**Records supplied:**

=-=-=-=-=

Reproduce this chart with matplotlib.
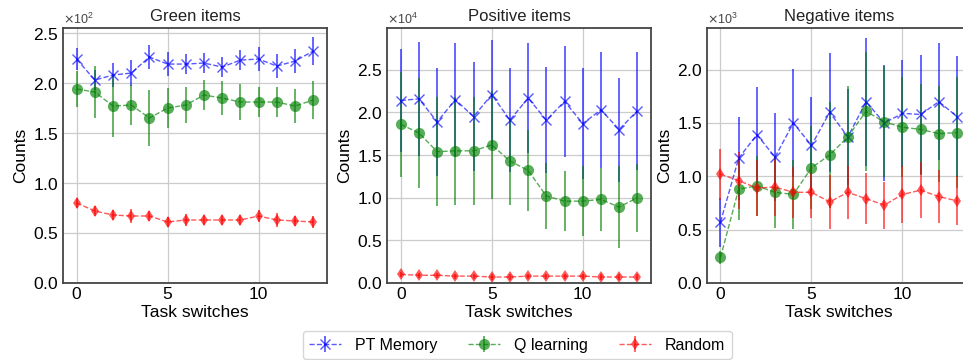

=-=-=-=-=

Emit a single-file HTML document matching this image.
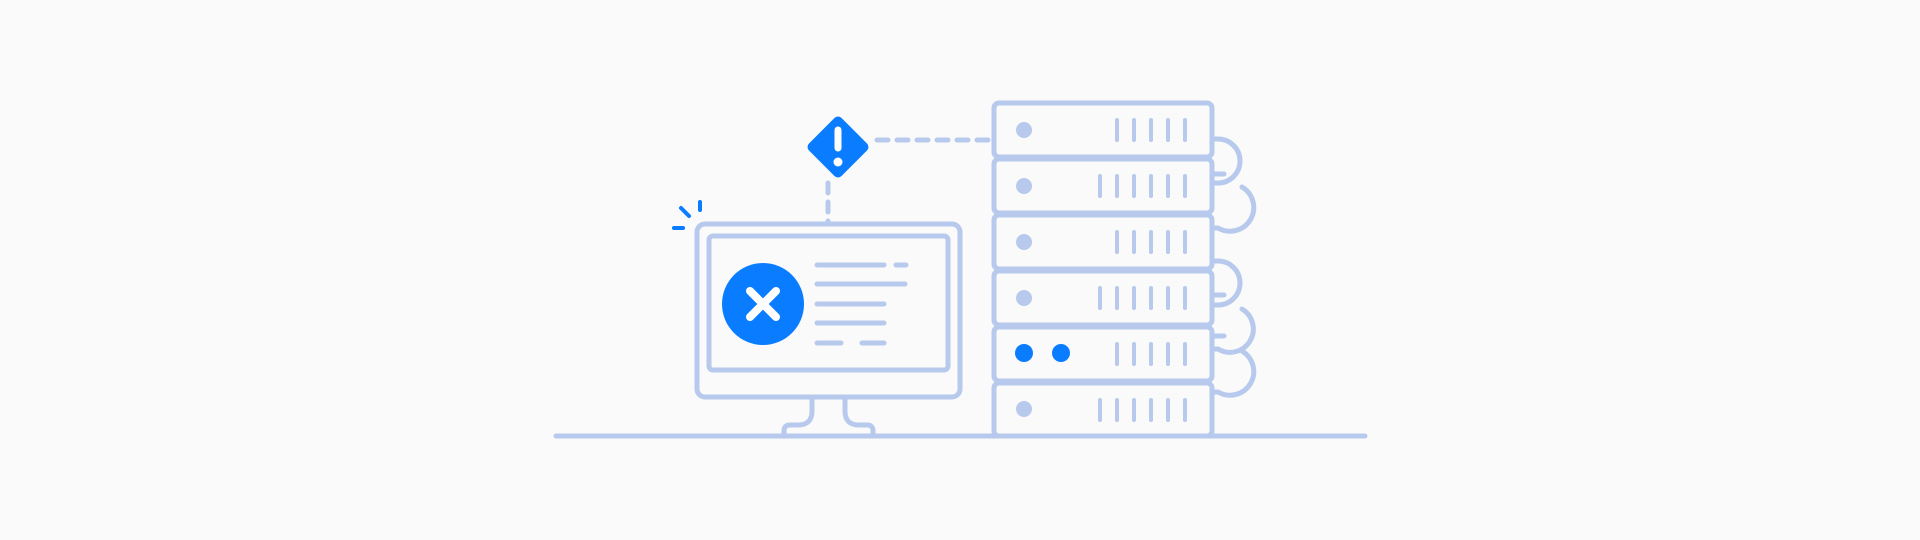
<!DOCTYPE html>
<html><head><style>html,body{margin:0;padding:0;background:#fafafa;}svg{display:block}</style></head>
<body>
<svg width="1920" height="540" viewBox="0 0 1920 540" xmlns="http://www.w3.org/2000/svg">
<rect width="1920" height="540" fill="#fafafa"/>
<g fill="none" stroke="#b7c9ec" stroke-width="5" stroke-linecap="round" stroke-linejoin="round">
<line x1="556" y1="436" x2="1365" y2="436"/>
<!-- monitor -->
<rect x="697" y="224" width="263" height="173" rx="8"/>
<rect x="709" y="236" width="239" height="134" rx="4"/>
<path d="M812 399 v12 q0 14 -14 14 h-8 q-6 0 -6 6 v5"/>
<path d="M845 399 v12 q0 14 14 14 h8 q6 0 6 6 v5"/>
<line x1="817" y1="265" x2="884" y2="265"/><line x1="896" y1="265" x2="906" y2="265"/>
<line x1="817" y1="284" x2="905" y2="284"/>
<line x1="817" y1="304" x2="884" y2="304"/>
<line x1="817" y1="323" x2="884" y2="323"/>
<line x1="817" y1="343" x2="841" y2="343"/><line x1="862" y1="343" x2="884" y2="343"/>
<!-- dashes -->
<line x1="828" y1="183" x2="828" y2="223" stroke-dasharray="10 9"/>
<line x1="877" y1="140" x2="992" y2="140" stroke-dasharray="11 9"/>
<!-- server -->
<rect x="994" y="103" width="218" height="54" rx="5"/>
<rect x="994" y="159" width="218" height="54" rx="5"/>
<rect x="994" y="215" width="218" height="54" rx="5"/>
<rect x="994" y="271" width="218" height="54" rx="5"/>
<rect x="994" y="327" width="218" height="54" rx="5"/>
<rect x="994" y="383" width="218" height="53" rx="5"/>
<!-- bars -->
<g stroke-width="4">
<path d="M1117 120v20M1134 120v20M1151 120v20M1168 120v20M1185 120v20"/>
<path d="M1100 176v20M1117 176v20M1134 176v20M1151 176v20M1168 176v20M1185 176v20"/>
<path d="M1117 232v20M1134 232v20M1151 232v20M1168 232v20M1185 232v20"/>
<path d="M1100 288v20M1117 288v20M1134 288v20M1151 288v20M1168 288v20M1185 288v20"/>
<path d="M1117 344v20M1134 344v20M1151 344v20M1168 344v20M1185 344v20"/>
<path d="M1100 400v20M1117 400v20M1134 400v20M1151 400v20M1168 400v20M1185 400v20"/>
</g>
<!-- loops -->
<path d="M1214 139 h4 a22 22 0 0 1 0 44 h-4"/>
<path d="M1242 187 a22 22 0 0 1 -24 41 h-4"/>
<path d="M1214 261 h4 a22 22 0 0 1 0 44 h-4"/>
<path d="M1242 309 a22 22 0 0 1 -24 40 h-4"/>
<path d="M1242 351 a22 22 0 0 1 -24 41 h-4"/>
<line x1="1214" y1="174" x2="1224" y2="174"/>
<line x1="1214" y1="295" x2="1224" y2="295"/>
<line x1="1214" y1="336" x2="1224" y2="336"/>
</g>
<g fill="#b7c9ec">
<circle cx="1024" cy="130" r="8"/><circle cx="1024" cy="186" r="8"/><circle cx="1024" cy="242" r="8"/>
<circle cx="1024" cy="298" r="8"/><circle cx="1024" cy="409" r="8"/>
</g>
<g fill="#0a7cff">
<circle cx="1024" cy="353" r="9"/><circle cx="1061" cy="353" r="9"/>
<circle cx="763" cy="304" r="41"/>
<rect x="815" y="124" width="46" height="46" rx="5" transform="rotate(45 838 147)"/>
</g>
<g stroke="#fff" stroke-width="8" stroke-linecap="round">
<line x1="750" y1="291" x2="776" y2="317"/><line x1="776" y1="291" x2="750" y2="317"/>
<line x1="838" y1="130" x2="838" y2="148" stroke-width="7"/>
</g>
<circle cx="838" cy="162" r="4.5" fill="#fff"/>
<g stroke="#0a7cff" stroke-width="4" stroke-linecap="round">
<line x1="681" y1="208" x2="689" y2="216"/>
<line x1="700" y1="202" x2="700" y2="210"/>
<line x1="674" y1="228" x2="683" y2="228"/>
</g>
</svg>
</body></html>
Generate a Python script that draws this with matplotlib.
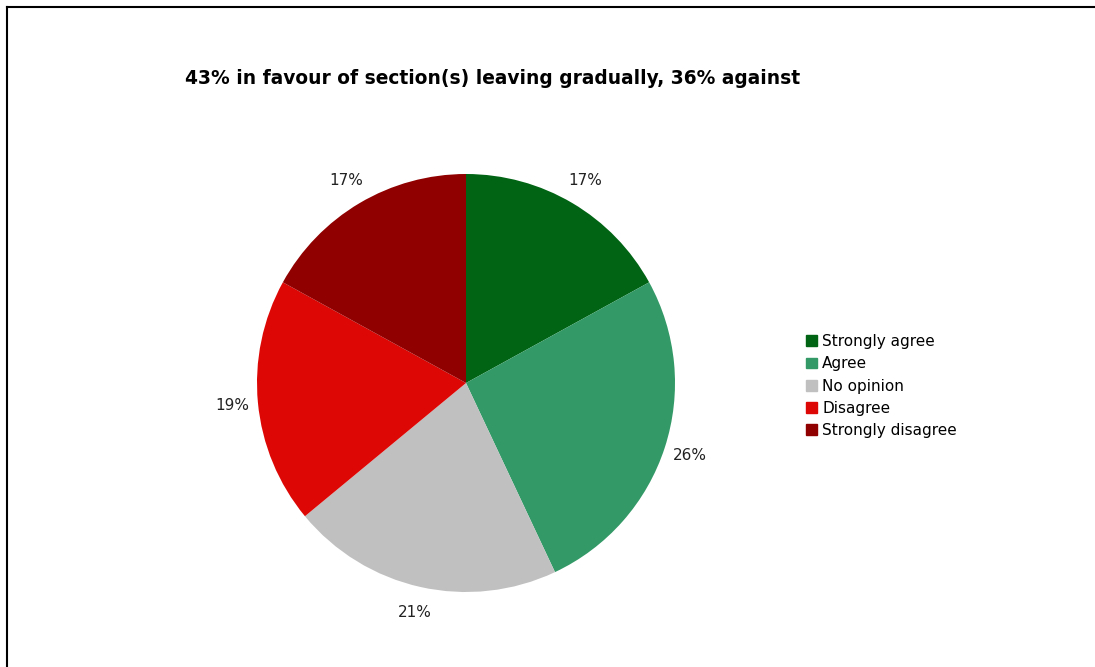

=-=-=-=-=

**Problem details:**
Where a line of the material above holds the string "this", copy that line.

**Output of the exercise:**
Reproduce this chart with matplotlib.
Emit a single-file HTML document matching this image.
Generate a Python script that draws this with matplotlib.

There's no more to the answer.